DIRECTION:
Transcribe the listing verbatim. Do not carry over any pictures.

INFORMATION PROVIDED:
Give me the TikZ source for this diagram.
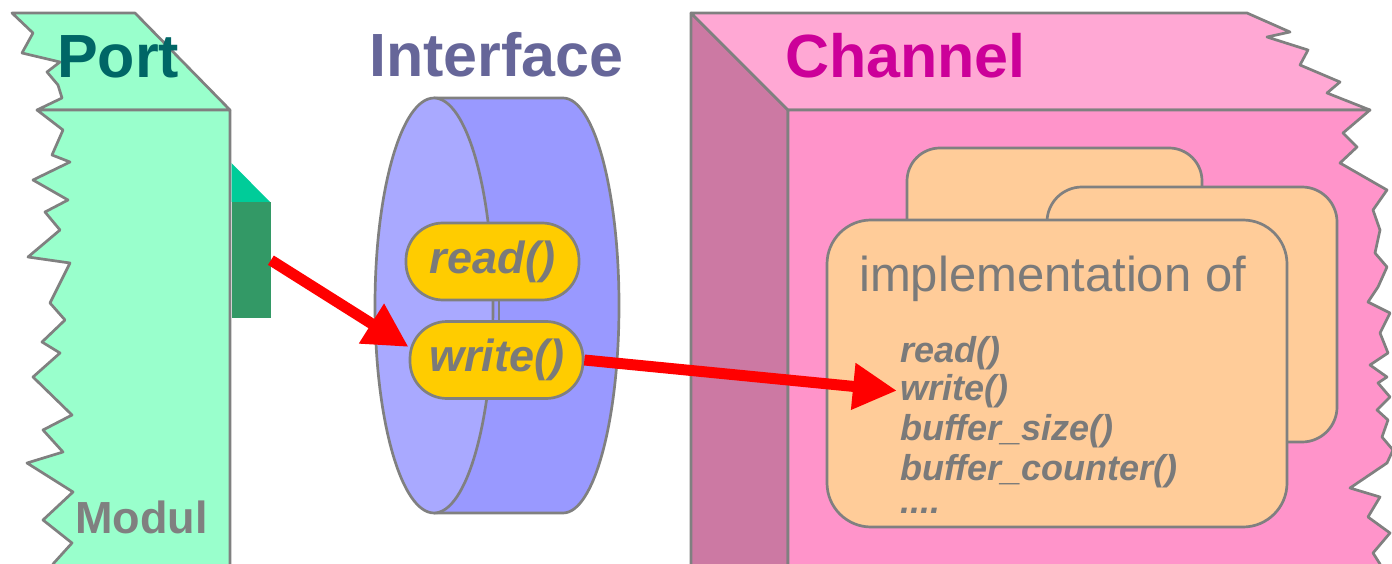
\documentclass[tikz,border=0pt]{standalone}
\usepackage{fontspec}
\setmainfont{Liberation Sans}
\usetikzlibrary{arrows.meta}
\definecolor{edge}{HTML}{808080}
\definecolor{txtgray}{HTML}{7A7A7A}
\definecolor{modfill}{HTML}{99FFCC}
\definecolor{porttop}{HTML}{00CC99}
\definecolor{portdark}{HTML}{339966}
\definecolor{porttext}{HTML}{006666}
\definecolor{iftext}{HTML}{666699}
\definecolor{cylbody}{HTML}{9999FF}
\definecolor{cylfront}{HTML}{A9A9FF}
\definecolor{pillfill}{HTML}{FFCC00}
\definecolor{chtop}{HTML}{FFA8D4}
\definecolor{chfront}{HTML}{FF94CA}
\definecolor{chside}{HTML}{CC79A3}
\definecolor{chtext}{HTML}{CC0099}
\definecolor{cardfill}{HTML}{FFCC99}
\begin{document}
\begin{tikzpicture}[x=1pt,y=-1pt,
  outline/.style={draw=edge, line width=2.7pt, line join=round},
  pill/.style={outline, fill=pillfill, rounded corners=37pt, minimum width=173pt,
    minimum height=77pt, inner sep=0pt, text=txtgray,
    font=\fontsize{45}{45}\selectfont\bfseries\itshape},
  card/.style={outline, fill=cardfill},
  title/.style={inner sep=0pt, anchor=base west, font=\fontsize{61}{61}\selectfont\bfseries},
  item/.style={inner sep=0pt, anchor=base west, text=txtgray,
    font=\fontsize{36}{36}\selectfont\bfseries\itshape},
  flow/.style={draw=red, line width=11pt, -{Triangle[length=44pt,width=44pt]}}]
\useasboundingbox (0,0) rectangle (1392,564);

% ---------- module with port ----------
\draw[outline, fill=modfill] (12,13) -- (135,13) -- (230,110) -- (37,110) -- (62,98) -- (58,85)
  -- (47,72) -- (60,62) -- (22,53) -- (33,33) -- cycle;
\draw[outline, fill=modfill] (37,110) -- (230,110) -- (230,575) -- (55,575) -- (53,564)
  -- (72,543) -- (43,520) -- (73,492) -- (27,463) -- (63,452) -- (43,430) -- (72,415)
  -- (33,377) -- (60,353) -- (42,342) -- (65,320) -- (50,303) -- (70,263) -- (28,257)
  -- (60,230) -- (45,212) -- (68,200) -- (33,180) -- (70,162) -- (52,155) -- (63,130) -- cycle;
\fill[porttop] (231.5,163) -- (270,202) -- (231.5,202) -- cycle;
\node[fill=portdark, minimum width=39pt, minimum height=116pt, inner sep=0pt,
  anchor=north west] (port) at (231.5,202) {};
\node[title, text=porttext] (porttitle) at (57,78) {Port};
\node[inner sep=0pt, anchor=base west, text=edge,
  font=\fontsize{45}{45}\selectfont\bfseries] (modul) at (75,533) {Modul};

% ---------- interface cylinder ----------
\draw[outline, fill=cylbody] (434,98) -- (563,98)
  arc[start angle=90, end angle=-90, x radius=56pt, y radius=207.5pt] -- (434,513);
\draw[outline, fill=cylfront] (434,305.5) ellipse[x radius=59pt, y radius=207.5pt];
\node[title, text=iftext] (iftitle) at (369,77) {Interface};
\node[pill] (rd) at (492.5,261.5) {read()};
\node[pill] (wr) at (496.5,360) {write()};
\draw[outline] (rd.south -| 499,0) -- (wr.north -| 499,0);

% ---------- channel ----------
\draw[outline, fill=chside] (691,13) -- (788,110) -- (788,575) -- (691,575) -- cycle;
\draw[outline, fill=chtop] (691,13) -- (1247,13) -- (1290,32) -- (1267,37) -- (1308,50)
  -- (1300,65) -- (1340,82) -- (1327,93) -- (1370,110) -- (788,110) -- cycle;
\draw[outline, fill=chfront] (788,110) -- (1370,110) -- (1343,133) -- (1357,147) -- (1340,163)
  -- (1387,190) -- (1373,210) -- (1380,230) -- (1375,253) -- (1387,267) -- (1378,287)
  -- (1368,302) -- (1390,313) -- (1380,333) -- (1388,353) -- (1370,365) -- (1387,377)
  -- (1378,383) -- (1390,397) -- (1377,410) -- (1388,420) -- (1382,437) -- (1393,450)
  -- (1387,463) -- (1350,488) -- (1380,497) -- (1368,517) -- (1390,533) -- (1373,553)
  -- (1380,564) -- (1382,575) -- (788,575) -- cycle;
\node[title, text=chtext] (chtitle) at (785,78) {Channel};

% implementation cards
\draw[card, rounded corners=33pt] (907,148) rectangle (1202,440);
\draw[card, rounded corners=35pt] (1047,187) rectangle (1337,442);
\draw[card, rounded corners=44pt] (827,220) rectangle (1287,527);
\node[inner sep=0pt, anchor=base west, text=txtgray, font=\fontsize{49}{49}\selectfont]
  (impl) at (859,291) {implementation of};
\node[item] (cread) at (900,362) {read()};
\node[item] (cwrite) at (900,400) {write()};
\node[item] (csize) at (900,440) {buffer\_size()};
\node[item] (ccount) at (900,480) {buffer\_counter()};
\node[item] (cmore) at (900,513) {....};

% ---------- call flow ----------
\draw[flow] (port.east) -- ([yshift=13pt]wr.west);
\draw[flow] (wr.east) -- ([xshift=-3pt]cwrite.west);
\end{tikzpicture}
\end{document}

SOLUTION FOR THIS EXERCISE:
Give me the TikZ source for this diagram.
\documentclass[tikz,border=0pt]{standalone}
\usepackage{fontspec}
\setmainfont{Liberation Sans}
\usetikzlibrary{arrows.meta}
\definecolor{edge}{HTML}{808080}
\definecolor{txtgray}{HTML}{7A7A7A}
\definecolor{modfill}{HTML}{99FFCC}
\definecolor{porttop}{HTML}{00CC99}
\definecolor{portdark}{HTML}{339966}
\definecolor{porttext}{HTML}{006666}
\definecolor{iftext}{HTML}{666699}
\definecolor{cylbody}{HTML}{9999FF}
\definecolor{cylfront}{HTML}{A9A9FF}
\definecolor{pillfill}{HTML}{FFCC00}
\definecolor{chtop}{HTML}{FFA8D4}
\definecolor{chfront}{HTML}{FF94CA}
\definecolor{chside}{HTML}{CC79A3}
\definecolor{chtext}{HTML}{CC0099}
\definecolor{cardfill}{HTML}{FFCC99}
\begin{document}
\begin{tikzpicture}[x=1pt,y=-1pt,
  outline/.style={draw=edge, line width=2.7pt, line join=round},
  pill/.style={outline, fill=pillfill, rounded corners=37pt, minimum width=173pt,
    minimum height=77pt, inner sep=0pt, text=txtgray,
    font=\fontsize{45}{45}\selectfont\bfseries\itshape},
  card/.style={outline, fill=cardfill},
  title/.style={inner sep=0pt, anchor=base west, font=\fontsize{61}{61}\selectfont\bfseries},
  item/.style={inner sep=0pt, anchor=base west, text=txtgray,
    font=\fontsize{36}{36}\selectfont\bfseries\itshape},
  flow/.style={draw=red, line width=11pt, -{Triangle[length=44pt,width=44pt]}}]
\useasboundingbox (0,0) rectangle (1392,564);

% ---------- module with port ----------
\draw[outline, fill=modfill] (12,13) -- (135,13) -- (230,110) -- (37,110) -- (62,98) -- (58,85)
  -- (47,72) -- (60,62) -- (22,53) -- (33,33) -- cycle;
\draw[outline, fill=modfill] (37,110) -- (230,110) -- (230,575) -- (55,575) -- (53,564)
  -- (72,543) -- (43,520) -- (73,492) -- (27,463) -- (63,452) -- (43,430) -- (72,415)
  -- (33,377) -- (60,353) -- (42,342) -- (65,320) -- (50,303) -- (70,263) -- (28,257)
  -- (60,230) -- (45,212) -- (68,200) -- (33,180) -- (70,162) -- (52,155) -- (63,130) -- cycle;
\fill[porttop] (231.5,163) -- (270,202) -- (231.5,202) -- cycle;
\node[fill=portdark, minimum width=39pt, minimum height=116pt, inner sep=0pt,
  anchor=north west] (port) at (231.5,202) {};
\node[title, text=porttext] (porttitle) at (57,78) {Port};
\node[inner sep=0pt, anchor=base west, text=edge,
  font=\fontsize{45}{45}\selectfont\bfseries] (modul) at (75,533) {Modul};

% ---------- interface cylinder ----------
\draw[outline, fill=cylbody] (434,98) -- (563,98)
  arc[start angle=90, end angle=-90, x radius=56pt, y radius=207.5pt] -- (434,513);
\draw[outline, fill=cylfront] (434,305.5) ellipse[x radius=59pt, y radius=207.5pt];
\node[title, text=iftext] (iftitle) at (369,77) {Interface};
\node[pill] (rd) at (492.5,261.5) {read()};
\node[pill] (wr) at (496.5,360) {write()};
\draw[outline] (rd.south -| 499,0) -- (wr.north -| 499,0);

% ---------- channel ----------
\draw[outline, fill=chside] (691,13) -- (788,110) -- (788,575) -- (691,575) -- cycle;
\draw[outline, fill=chtop] (691,13) -- (1247,13) -- (1290,32) -- (1267,37) -- (1308,50)
  -- (1300,65) -- (1340,82) -- (1327,93) -- (1370,110) -- (788,110) -- cycle;
\draw[outline, fill=chfront] (788,110) -- (1370,110) -- (1343,133) -- (1357,147) -- (1340,163)
  -- (1387,190) -- (1373,210) -- (1380,230) -- (1375,253) -- (1387,267) -- (1378,287)
  -- (1368,302) -- (1390,313) -- (1380,333) -- (1388,353) -- (1370,365) -- (1387,377)
  -- (1378,383) -- (1390,397) -- (1377,410) -- (1388,420) -- (1382,437) -- (1393,450)
  -- (1387,463) -- (1350,488) -- (1380,497) -- (1368,517) -- (1390,533) -- (1373,553)
  -- (1380,564) -- (1382,575) -- (788,575) -- cycle;
\node[title, text=chtext] (chtitle) at (785,78) {Channel};

% implementation cards
\draw[card, rounded corners=33pt] (907,148) rectangle (1202,440);
\draw[card, rounded corners=35pt] (1047,187) rectangle (1337,442);
\draw[card, rounded corners=44pt] (827,220) rectangle (1287,527);
\node[inner sep=0pt, anchor=base west, text=txtgray, font=\fontsize{49}{49}\selectfont]
  (impl) at (859,291) {implementation of};
\node[item] (cread) at (900,362) {read()};
\node[item] (cwrite) at (900,400) {write()};
\node[item] (csize) at (900,440) {buffer\_size()};
\node[item] (ccount) at (900,480) {buffer\_counter()};
\node[item] (cmore) at (900,513) {....};

% ---------- call flow ----------
\draw[flow] (port.east) -- ([yshift=13pt]wr.west);
\draw[flow] (wr.east) -- ([xshift=-3pt]cwrite.west);
\end{tikzpicture}
\end{document}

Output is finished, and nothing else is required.